The owner of Clydesdale Bank and Yorkshire Bank, CYBG, has agreed to buy Virgin Money for £1.7bn.
CYBG said the new firm would be a leading force in banking, "disrupting the status quo and championing customer service excellence".
It will be the UK's sixth-largest bank, with about six million customers.
CYBG said it had entered into an agreement with Sir Richard Branson's Virgin Group to keep the Virgin Money brand.
Virgin Group is Virgin Money's biggest shareholder with a 34.8% stake in the business.
Under the terms of the deal, Virgin Money shareholders will get 1.2125 new CYBG shares for every share they hold.
CYBG said the combined group would have about 9,500 employees, but it intended to reduce that total by about one-sixth, meaning about 1,500 jobs would go.
It said some of those job losses would be achieved "via natural attrition".
Virgin Money, which was founded in 1995, expanded its business in 2011 when it bought the remnants of Northern Rock for about £747m.
Analysis:
By Kevin Peachey, personal finance reporter
Nimbleness and the ability to attract customers through new technology have been seen as challenger banks' main attributes.
That is why the Open Banking scheme - opening traditional accounts to specialist services from smaller players - appeared to be a potential game changer for fintechs and banking upstarts.
But the TSB fiasco may well have damaged consumer confidence in these companies being able to provide more customer-friendly tech than the big banks.
With this deal, the focus shifts to a more traditional form of competition - growing a business to a sufficient size to take on the incumbents at their own game.
Key figures
CYBG
- 2.8 million customers
- 169 branches
- £2.6bn market capitalisation
Virgin Money
- 3.3 million customers
- 74 branches
- £1.5bn market capitalisation
'Competitor of scale'
CYBG said the takeover would "bring together the complementary strengths of two successful challenger banks to create the UK's first true national competitor to the large incumbent banks".
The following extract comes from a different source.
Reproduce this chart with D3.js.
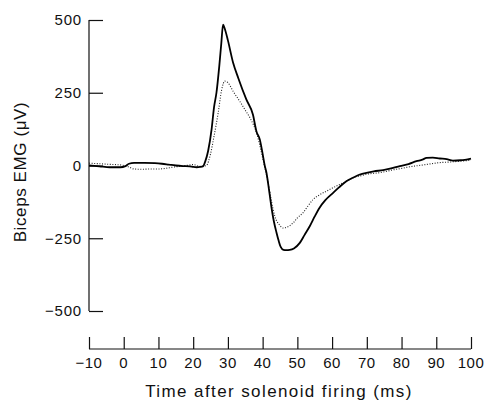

Its chief executive, David Duffy, told the BBC's Today programme: "We're going to become a competitor of scale."
He added that "technology and agility" were the factors that would decide the future of banking.
"I think we have sufficient scale - the brands, the product and the technology," he said.
"We can be agile enough to deliver a much better deal for the customer."
Mr Duffy will retain his current position in the combined group, as will CYBG chairman Jim Pettigrew.
Virgin Money chief executive Jayne-Anne Gadhia has agreed in principle to stay on as a consultant for a limited time after the deal goes through.